Under current Pennsylvania law, any minor who is exploited for commercial sex must identify their third-party perpetrator to be considered a victim of human trafficking, unless their purchaser is charged as a trafficker.
Senate Bill 44 would ensure that third-party control is never a consideration for access to victim services. Senate Bill 45 would eliminate the third-party control requirement to access victim services under the National Human Trafficking Resource Center Hotline Notification Act.
Helping Children of National Guard and Reserve Members Adjust to New Schools
Legislation that will reduce the educational challenges faced by children of National Guard and Reserve members was unanimously approved by the Senate.
Military families face frequent reassignments, posing educational challenges for children transitioning between schools in different states. Senate Bill 209 would give children of National Guard and Reserve members the same help provided to those of active-duty military families through the Military Interstate Children’s Compact.

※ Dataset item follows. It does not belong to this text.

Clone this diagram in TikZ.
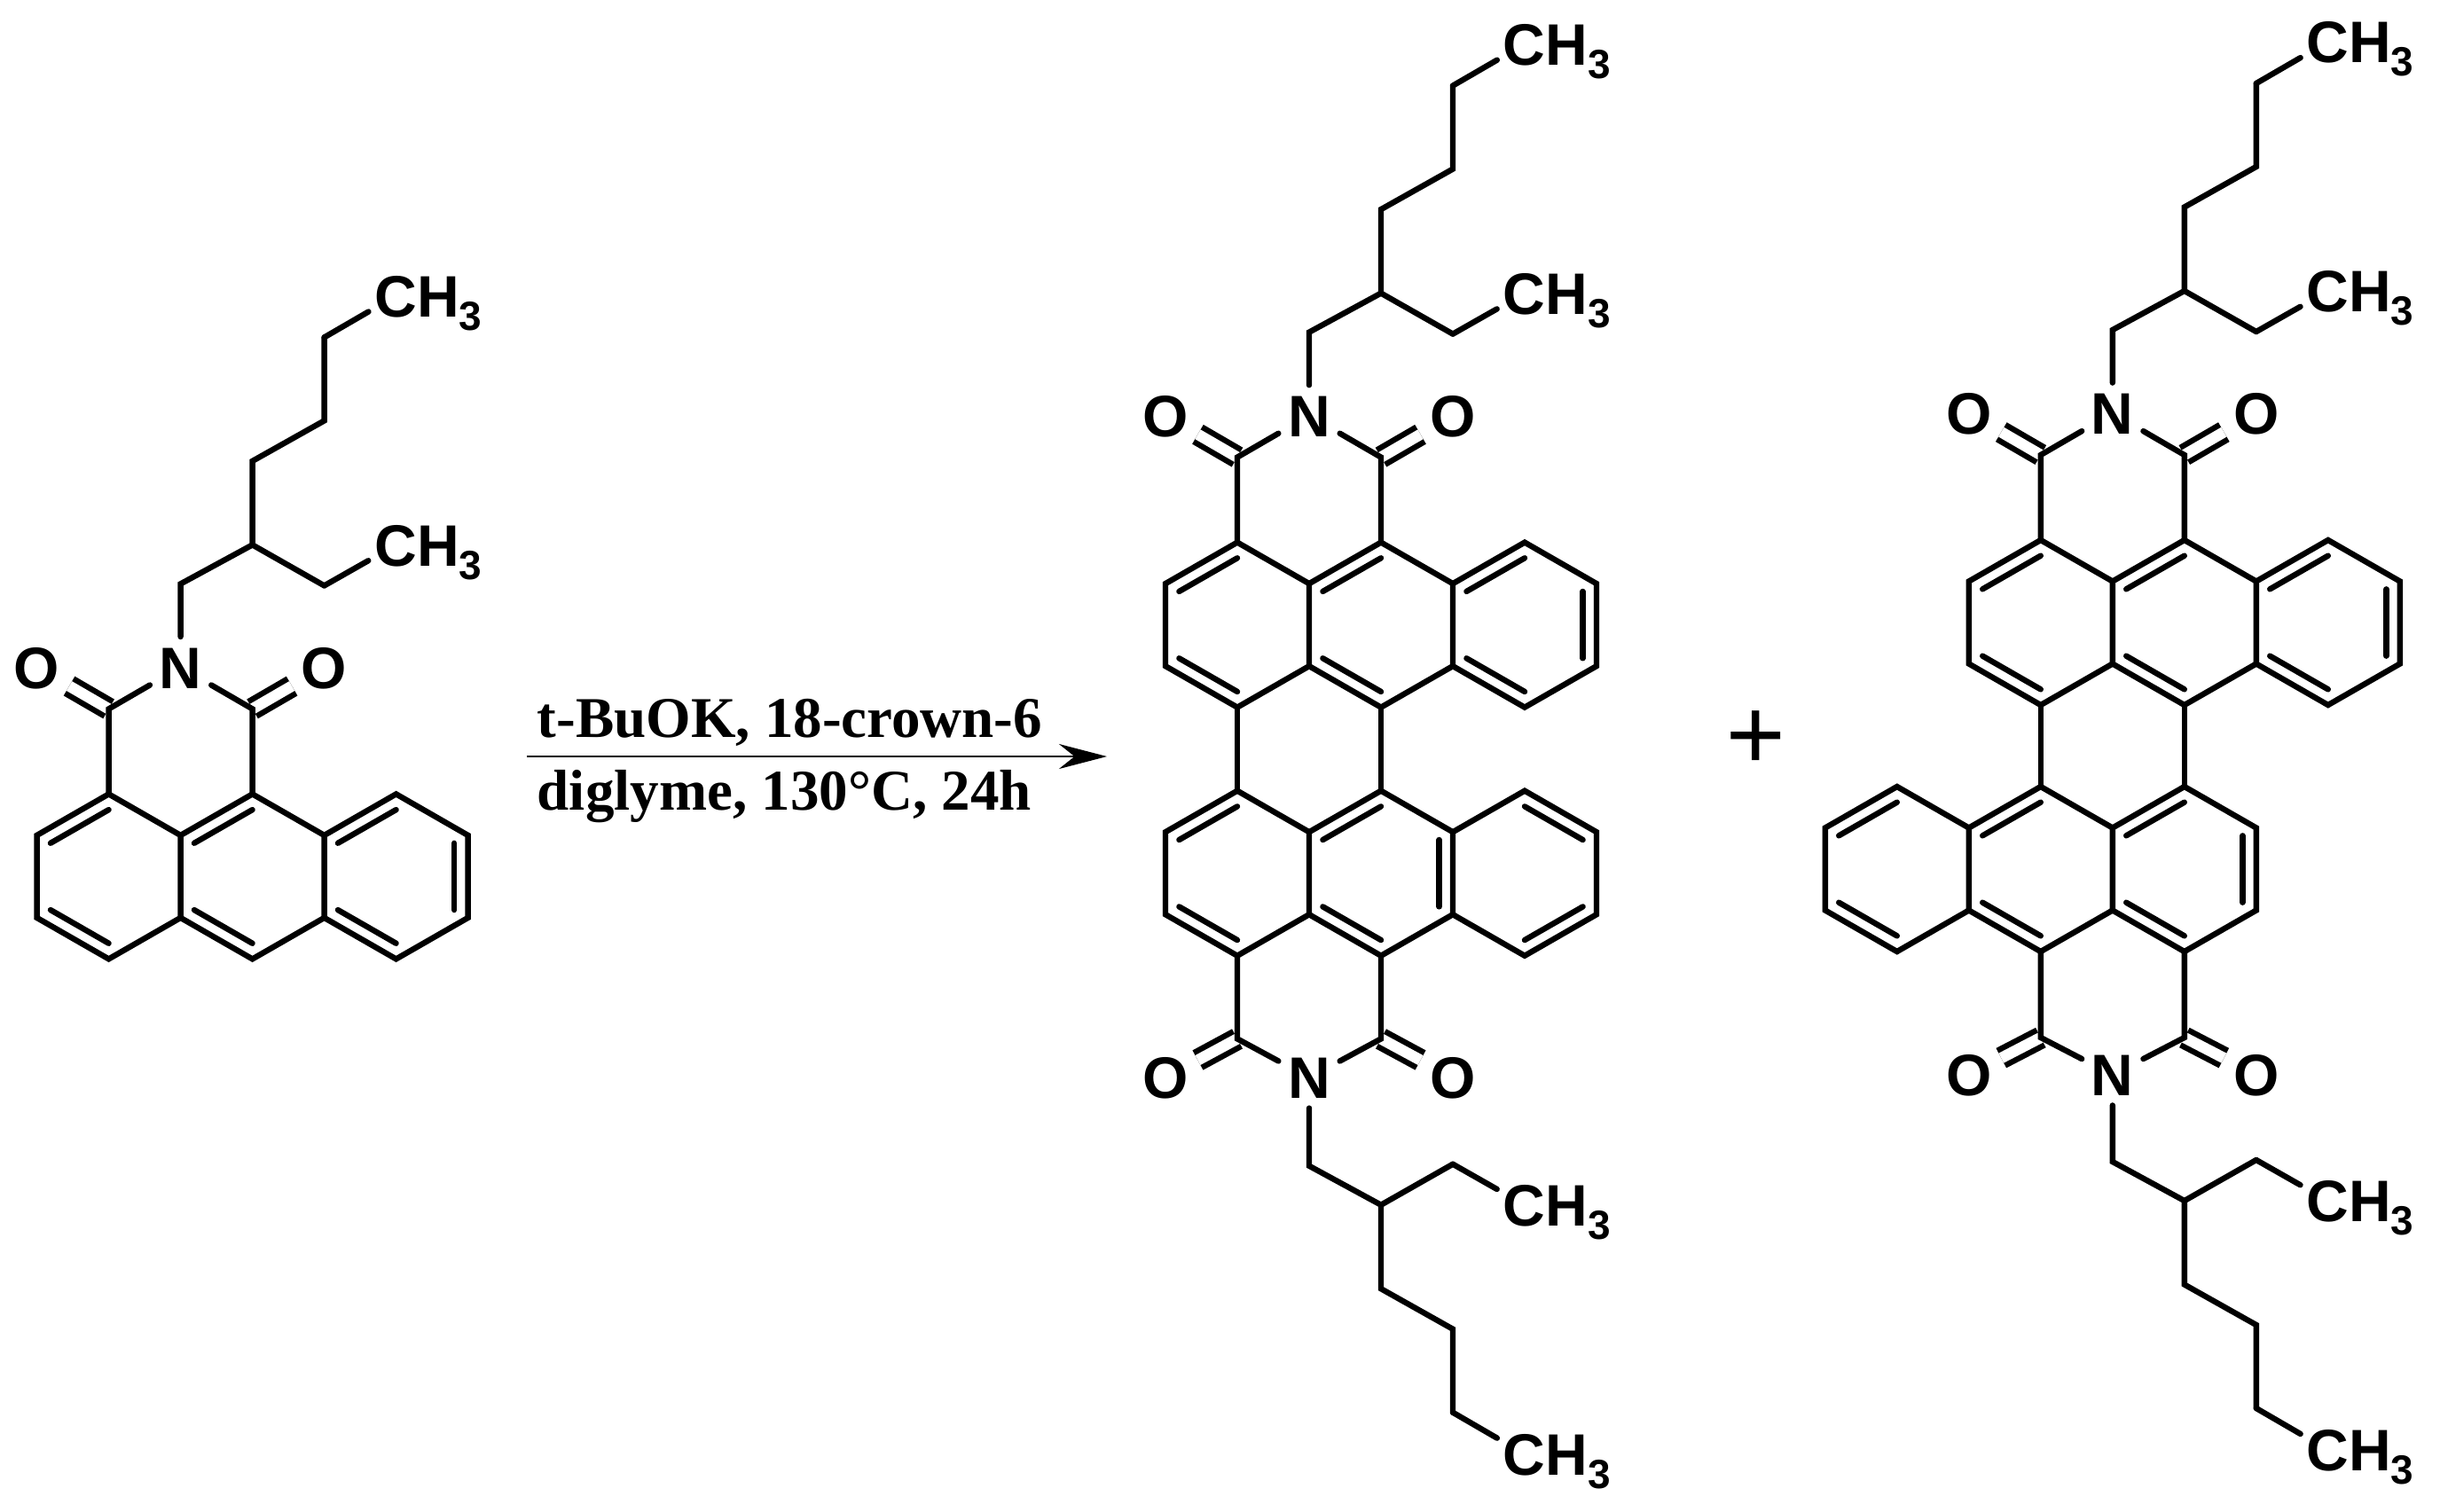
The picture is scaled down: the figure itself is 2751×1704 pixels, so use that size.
\documentclass[tikz,border=0pt]{standalone}
\usepackage{fontspec}
\setmainfont{Liberation Serif}
\newfontfamily\atomfont{Liberation Sans}
\usetikzlibrary{calc,arrows.meta}

\newcommand{\methyl}{CH\raisebox{-3.8pt}{\fontsize{11.5}{11.5}\selectfont 3}}

% rings of one half: prefix, x, y, xscale, yscale, inner lines
\newcommand{\ringpart}[6]{
  \begin{scope}[shift={(#2,#3)},xscale=#4,yscale=#5,name prefix=#1-]
    \coordinate (a) at (-81,0);
    \coordinate (b) at (-162,46.5);
    \coordinate (c) at (-162,139.5);
    \coordinate (d) at (-81,186);
    \coordinate (e) at (0,139.5);
    \coordinate (f) at (0,46.5);
    \coordinate (g) at (81,0);
    \coordinate (h) at (162,46.5);
    \coordinate (i) at (162,139.5);
    \coordinate (j) at (81,186);
    \coordinate (k) at (243,0);
    \coordinate (l) at (324,46.5);
    \coordinate (m) at (324,139.5);
    \coordinate (n) at (243,186);
    \coordinate (rl) at (-81,93);
    \coordinate (rm) at (81,93);
    \coordinate (rr) at (243,93);
    \draw[bd] (f) -- (a) -- (b) -- (c) -- (d) -- (e) -- cycle;
    \draw[bd] (f) -- (g) -- (h) -- (i) -- (j) -- (e);
    \draw[bd] (h) -- (k) -- (l) -- (m) -- (n) -- (i);
    \foreach \pa/\pb/\pc in {#6}
      \draw[bd] ($(\pa)!.19!(\pc)$) -- ($(\pb)!.19!(\pc)$);
  \end{scope}
}

% imide and side chain of one half: prefix, x, y, yscale, carbonyl row, nitrogen row
\newcommand{\imidepart}[6]{
  \begin{scope}[shift={(#2,#3)},yscale=#4,name prefix=#1-]
    \coordinate (r1) at (-81,0);
    \coordinate (r2) at (81,0);
    \coordinate (c1) at (-81,#5);
    \coordinate (c2) at (81,#5);
    \coordinate (n1) at (0,-237);
    \coordinate (n2) at (81,-281);
    \coordinate (n3) at (162,-235);
    \coordinate (n4) at (81,-375.5);
    \coordinate (n5) at (162,-421);
    \coordinate (n6) at (162,-515);
    \coordinate (ma) at (243,-281);
    \coordinate (mb) at (243,-562);
    \node[atm] (N) at (0,#6) {N};
    \node[atm] (o1) at (-162,#6) {O};
    \node[atm] (o2) at (162,#6) {O};
    \node[mth] (me1) at (ma) {\methyl};
    \node[mth] (me2) at (mb) {\methyl};
    \draw[dbd] (c1) -- (o1);
    \draw[dbd] (c2) -- (o2);
    \draw[bd] (r1) -- (c1) -- (N);
    \draw[bd] (r2) -- (c2) -- (N);
    \draw[bd] (N) -- (n1) -- (n2) -- (n4) -- (n5) -- (n6);
    \draw[bd] (n2) -- (n3);
    \draw[bd,shorten >=9pt] (n3) -- (ma);
    \draw[bd,shorten >=9pt] (n6) -- (mb);
  \end{scope}
}

\begin{document}
\begin{tikzpicture}[
          x=0.25pt,
          y=-0.25pt,
          bd/.style={line width=1.6pt, line cap=round, line join=miter},
          dbd/.style={line width=1.6pt, double, double distance=3.1pt},
          atm/.style={font=\atomfont\bfseries\fontsize{16.5}{16.5}\selectfont, inner sep=2.5pt, text height=11.8pt, text depth=0pt},
          mth/.style={font=\atomfont\bfseries\fontsize{16.5}{16.5}\selectfont, inner sep=0pt, anchor=west, xshift=-6.25pt, text height=11.8pt, text depth=0pt},
          rgt/.style={font=\bfseries\fontsize{16.25}{16.25}\selectfont, inner sep=0pt, anchor=base west},
        ]
      \useasboundingbox (0,0) rectangle (2751,1704);
      % starting imide
      \ringpart{A}{203.6}{895.4}{1}{1}{a/b/rl,f/g/rm,d/c/rl,e/j/rm,k/h/rr,n/i/rr,l/m/rr}
      \imidepart{A}{203.6}{895.4}{1}{-96}{-143}
      % reagents
      \coordinate (arL) at (594,853);
      \coordinate (arR) at (1248,853);
      \draw[-{Stealth[length=13.5pt,width=7pt]}, line width=0.7pt] (arL) -- (arR);
      \node[rgt] (rg1) at (605,831.7) {t-BuOK, 18-crown-6};
      \node[rgt] (rg2) at (605,913) {diglyme, 130°C, 24h};
      % first product
      \ringpart{B}{1476}{611.6}{1}{1}{a/b/rl,f/g/rm,d/c/rl,e/j/rm,k/h/rr,n/i/rr,l/m/rr}
      \imidepart{B}{1476}{611.6}{1}{-96}{-143}
      \ringpart{C}{1476}{1077.7}{1}{-1}{c/d/rl,e/j/rm,a/b/rl,f/g/rm,n/m/rr,k/l/rr,h/i/rm}
      \imidepart{C}{1476}{1077.7}{-1}{-93.7}{-137.5}
      \draw[bd] (B-d) -- (C-d);
      \draw[bd] (B-j) -- (C-j);
      \node[font=\bfseries\fontsize{30}{30}\selectfont, inner sep=0pt] (plus) at (1980,836) {+};
      % second product
      \ringpart{D}{2381.8}{609}{1}{1}{a/b/rl,f/g/rm,d/c/rl,e/j/rm,k/h/rr,n/i/rr,l/m/rr}
      \imidepart{D}{2381.8}{609}{1}{-96}{-143}
      \ringpart{E}{2381.8}{1073}{-1}{-1}{e/d/rl,f/a/rl,c/b/rl,i/j/rm,h/g/rm,n/m/rr,k/l/rr}
      \imidepart{E}{2381.8}{1073}{-1}{-97}{-139}
      \draw[bd] (D-d) -- (E-j);
      \draw[bd] (D-j) -- (E-d);
    \end{tikzpicture}
\end{document}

The compact provides a consistent set of policies that make getting started in a new school, joining extracurricular activities, facilitating enrollment and meeting graduation requirements as easy as possible for military children.
Bill Reforming Pennsylvania’s Probation System Passes Senate
The Senate passed legislation that would reform Pennsylvania’s probation system to give people a better pathway out of the criminal justice system.
Senate Bill 838 would establish a mandatory probation review conference for probationers, providing criteria for when they occur and a presumption that probation will be terminated unless the individual does not qualify.
It would also permit the review conference to occur earlier based on the good conduct of defendants by achieving certain educational, employment or other goals. A provision to allow for the waiving of the mandatory review conference in cases where all stakeholders agree it is unnecessary is also included.